Как бы там ни было, а папа выставил свой дом в качестве залога и вытащил меня из тюрьмы. В течение первых двух недель мне пришлось буквально скрываться то у себя в особнячке, то в доме отца, потому что меня везде подкарауливали репортеры. Даже на то, чтобы спуститься к почтовому ящику, требовались определенные ухищрения — лишь бы не попасться им на глаза.
Сейчас, примерно через два месяца после моего ареста, ажиотаж вокруг меня немного поутих. Внимание журналистов привлекли более свежие события: еще один уик-энд, в течение которого цифра совершенных в городе убийств стала двухзначной, пенсионный кризис в городе, грозящий парализовать местную власть, и, конечно же, выборы мэра, сообщения о которых ежедневно мелькают в заголовках (то один из кандидатов сделал глупое заявление, то другой кандидат наступил на кучу какашек). Однако репортерам известно, что суд надо мной уже не за горами: он состоится через несколько недель, и скоро у них появится шанс снова помусолить скандальную тему.
— Как у тебя продвигается дело с психиатром? — спрашивает папа.
Я пожимаю плечами:
— Мы испытали все методы. Пока что никакого результата.
Мы с доктором Джилл Ягодой и в самом деле испробовали все, что могло бы пробить дырку в стене, перекрывающей мою память, и помочь вспомнить. Мы провели множество длительных сеансов, разбирая в деталях мои отношения с отцом, матерью, сестрой и братьями. Одна встреча была полностью посвящена Кейт. Несколько посещений — Эми.
Мы даже попытались прибегнуть к гипнозу. Когда сеанс подошел к концу и я вышел из гипноза, лицо доктора Ягоды ничего не выражало. Она всего лишь слегка покачала головой. Она все еще полагает, что мои эмоции подавляют память.
Если это действительно так, значит, я и в самом деле не хочу знать, что случилось.
Папа, что-то бурча себе под нос, выходит из комнаты. Оставшись со мной наедине, Пэтти прикасается к моей ноге.
— Эй, — шепчет она.
У меня создается впечатление, что мы с ней снова дети и, как раньше, шепчемся за спинами родителей, обмениваясь многозначительными взглядами и незаконченными репликами, договаривая друг за друга. Так частенько ведут себя близнецы.
Маргарет Олсон на экране уже нет: телеведущий рассуждает о надвигающейся буре. Я поворачиваюсь к Пэтти.
— А может, даже лучше, что ты ничего не помнишь, — говорит она.
— Почему?
— Ну… Кто докажет, что память к тебе не вернулась? — спрашивает она.
Я не понимаю, что она имеет в виду. И вдруг до меня доходит.

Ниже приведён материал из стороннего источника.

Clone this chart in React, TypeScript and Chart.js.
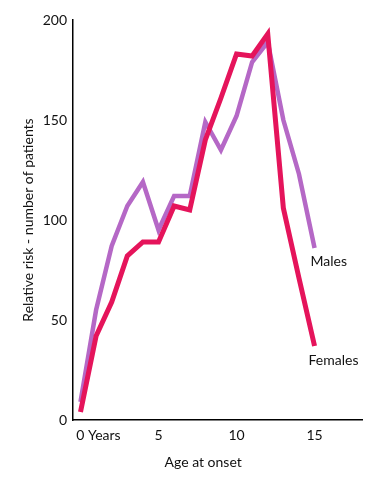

Она делает гримасу, демонстрируя, что не хочет, чтобы я отвергал идею сразу, а советует поразмыслить над ней и взвесить, стоит ли ее использовать.

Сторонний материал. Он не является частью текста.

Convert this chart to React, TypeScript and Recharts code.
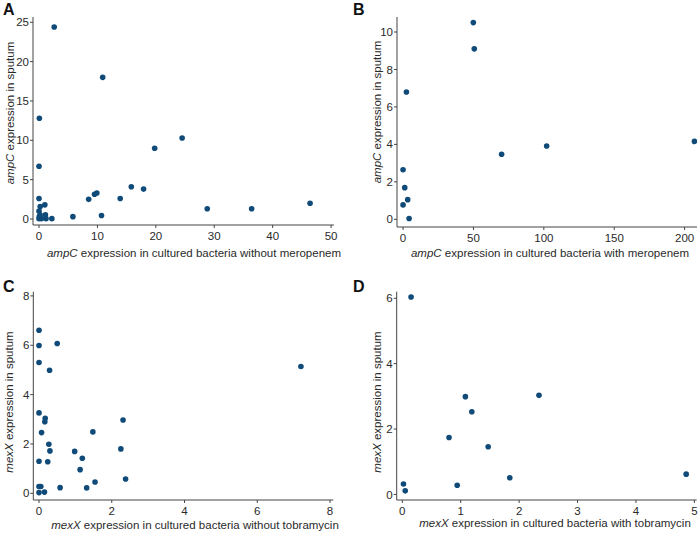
import React from "react";
import { ScatterChart, Scatter, XAxis, YAxis, Label } from "recharts";

// Panel A: ampC without meropenem
const aX = [2.6, 10.9, 0.06, 0.0, 24.5, 19.8, 15.8, 17.9, 9.9, 9.5, 8.5, 13.9, 28.8, 36.4, 46.4, 10.7, 5.8, 2.2, 1.0, 1.1, 1.2, 0.0, 0.2, 0.0, 0.2, 0.0, 0.4, 0.05];
const aY = [24.4, 18.0, 12.8, 6.7, 10.3, 9.0, 4.1, 3.8, 3.3, 3.15, 2.5, 2.6, 1.3, 1.3, 2.0, 0.45, 0.3, 0.05, 1.8, 0.55, 0.05, 2.6, 1.6, 1.0, 0.5, 0.05, 0.05, 0.3];
// Panel B: ampC with meropenem
const bX = [49.9, 50.6, 2.4, 70, 102, 207, 0, 1.2, 3.3, 0, 4.3];
const bY = [10.5, 9.1, 6.8, 3.47, 3.91, 4.16, 2.65, 1.69, 1.05, 0.77, 0.04];
// Panel C: mexX without tobramycin
const cX = [0, 0, 0, 0.5, 0.29, 7.2, 0, 0.17, 0.16, 0.07, 2.31, 1.48, 0.27, 0.3, 0.98, 2.25, 1.19, 0, 0.24, 1.13, 2.38, 1.54, 0.58, 1.31, 0, 0.05, 0, 0.15];
const cY = [6.61, 5.99, 5.3, 6.07, 4.99, 5.14, 3.26, 3.04, 2.9, 2.46, 2.97, 2.49, 1.99, 1.72, 1.7, 1.8, 1.42, 1.3, 1.28, 0.96, 0.58, 0.46, 0.23, 0.22, 0.28, 0.28, 0.03, 0.05];
// Panel D: mexX with tobramycin
const dX = [0.15, 1.08, 2.34, 1.19, 0.8, 1.47, 1.84, 4.86, 0.02, 0.05, 0.94];
const dY = [6.04, 2.99, 3.03, 2.53, 1.74, 1.46, 0.51, 0.62, 0.32, 0.11, 0.28];

const aXTicks = [0, 10, 20, 30, 40, 50];
const aYTicks = [0, 5, 10, 15, 20, 25];
const bXTicks = [0, 50, 100, 150, 200];
const bYTicks = [0, 2, 4, 6, 8, 10];
const cXTicks = [0, 2, 4, 6, 8];
const cYTicks = [0, 2, 4, 6, 8];
const dXTicks = [0, 1, 2, 3, 4, 5];
const dYTicks = [0, 2, 4, 6];

const FONT = "'Liberation Sans', Arial, Helvetica, sans-serif";
const DOT = "#0f4a78";
const AXIS = "#444";
const TXT = "#2a2a2a";

const toData = (xs: number[], ys: number[]) => xs.map((x, i) => ({ x, y: ys[i] }));

const Dot = (props: any) => <circle cx={props.cx} cy={props.cy} r={2.8} fill={DOT} />;

type PanelProps = {
  letter: string;
  gene: string;
  xRest: string;
  left: number;
  top: number;
  width: number;
  height: number;
  margin: { top: number; right: number; bottom: number; left: number };
  yWidth: number;
  xHeight: number;
  xDomain: [number, number];
  yDomain: [number, number];
  xTicks: number[];
  yTicks: number[];
  data: { x: number; y: number }[];
  xLabelPos: { x: number; y: number };
  yLabelPos: { x: number; y: number };
};

const Panel = (p: PanelProps) => {
  const xl = () => (
    <text x={p.xLabelPos.x} y={p.xLabelPos.y} textAnchor="middle" fontSize={11.5} fontFamily={FONT} fill={TXT}>
      <tspan fontStyle="italic">{p.gene}</tspan>
      <tspan>{" expression in cultured bacteria " + p.xRest}</tspan>
    </text>
  );
  const yl = () => (
    <text
      x={p.yLabelPos.x}
      y={p.yLabelPos.y}
      textAnchor="middle"
      fontSize={11.5}
      fontFamily={FONT}
      fill={TXT}
      transform={`rotate(-90 ${p.yLabelPos.x} ${p.yLabelPos.y})`}
      dominantBaseline="central"
    >
      <tspan fontStyle="italic">{p.gene}</tspan>
      <tspan>{" expression in sputum"}</tspan>
    </text>
  );
  return (
    <div style={{ position: "absolute", left: p.left, top: p.top, width: p.width, height: p.height }}>
      <div
        style={{
          position: "absolute",
          left: 3,
          top: p.top === 0 ? 1 : 13,
          fontFamily: FONT,
          fontWeight: "bold",
          fontSize: 16,
          lineHeight: "18px",
          color: "#111",
          zIndex: 2,
        }}
      >
        {p.letter}
      </div>
      <ScatterChart width={p.width} height={p.height} margin={p.margin}>
        <XAxis
          type="number"
          dataKey="x"
          domain={p.xDomain}
          ticks={p.xTicks}
          allowDataOverflow
          height={p.xHeight}
          tickSize={3}
          tickMargin={4}
          stroke={AXIS}
          tick={{ fontSize: 11.5, fill: TXT, fontFamily: FONT }}
        >
          <Label content={xl} />
        </XAxis>
        <YAxis
          type="number"
          dataKey="y"
          domain={p.yDomain}
          ticks={p.yTicks}
          allowDataOverflow
          width={p.yWidth}
          tickSize={3}
          tickMargin={1}
          stroke={AXIS}
          tick={{ fontSize: 11.5, fill: TXT, fontFamily: FONT }}
        >
          <Label content={yl} />
        </YAxis>
        <Scatter data={p.data} shape={Dot} isAnimationActive={false} />
      </ScatterChart>
    </div>
  );
};

export default function App() {
  return (
    <div style={{ position: "absolute", left: 0, top: 0, width: 700, height: 535, background: "#fff" }}>
      <Panel
        letter="A"
        gene="ampC"
        xRest="without meropenem"
        left={0}
        top={0}
        width={350}
        height={265}
        margin={{ top: 17, right: 16, bottom: 0, left: 0 }}
        yWidth={33}
        xHeight={40}
        xDomain={[-1.03, 50.5]}
        yDomain={[-0.76, 25.67]}
        xTicks={aXTicks}
        yTicks={aYTicks}
        data={toData(aX, aY)}
        xLabelPos={{ x: 194, y: 257 }}
        yLabelPos={{ x: 10, y: 113 }}
      />
      <Panel
        letter="B"
        gene="ampC"
        xRest="with meropenem"
        left={350}
        top={0}
        width={350}
        height={265}
        margin={{ top: 17, right: 3, bottom: 0, left: 0 }}
        yWidth={47}
        xHeight={38}
        xDomain={[-4.3, 208.8]}
        yDomain={[-0.41, 10.8]}
        xTicks={bXTicks}
        yTicks={bYTicks}
        data={toData(bX, bY)}
        xLabelPos={{ x: 200, y: 257 }}
        yLabelPos={{ x: 27, y: 112 }}
      />
      <Panel
        letter="C"
        gene="mexX"
        xRest="without tobramycin"
        left={0}
        top={265}
        width={350}
        height={270}
        margin={{ top: 26.7, right: 16.7, bottom: 0, left: 0 }}
        yWidth={33.3}
        xHeight={35}
        xDomain={[-0.157, 8.09]}
        yDomain={[-0.27, 8.17]}
        xTicks={cXTicks}
        yTicks={cYTicks}
        data={toData(cX, cY)}
        xLabelPos={{ x: 195, y: 263.5 }}
        yLabelPos={{ x: 9, y: 137 }}
      />
      <Panel
        letter="D"
        gene="mexX"
        xRest="with tobramycin"
        left={350}
        top={265}
        width={350}
        height={270}
        margin={{ top: 26.7, right: 3.3, bottom: 0, left: 0 }}
        yWidth={46.7}
        xHeight={35}
        xDomain={[-0.096, 5.04]}
        yDomain={[-0.17, 6.2]}
        xTicks={dXTicks}
        yTicks={dYTicks}
        data={toData(dX, dY)}
        xLabelPos={{ x: 205, y: 262 }}
        yLabelPos={{ x: 27, y: 137 }}
      />
    </div>
  );
}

— Никто не может прочесть твои мысли. Если ты говоришь, что помнишь, — значит, помнишь.
Я меняю позу и поворачиваюсь к ней.
— И, я полагаю, ты хочешь, чтобы я «вспомнил», что никого не убивал?
Пэтти проводит ладонью по подушке сзади меня. Она старается не встречаться со мной взглядом. Ее брови приподняты, что означает: я должен подумать над таким вариантом.
— Это может быть лучше правды, — говорит она.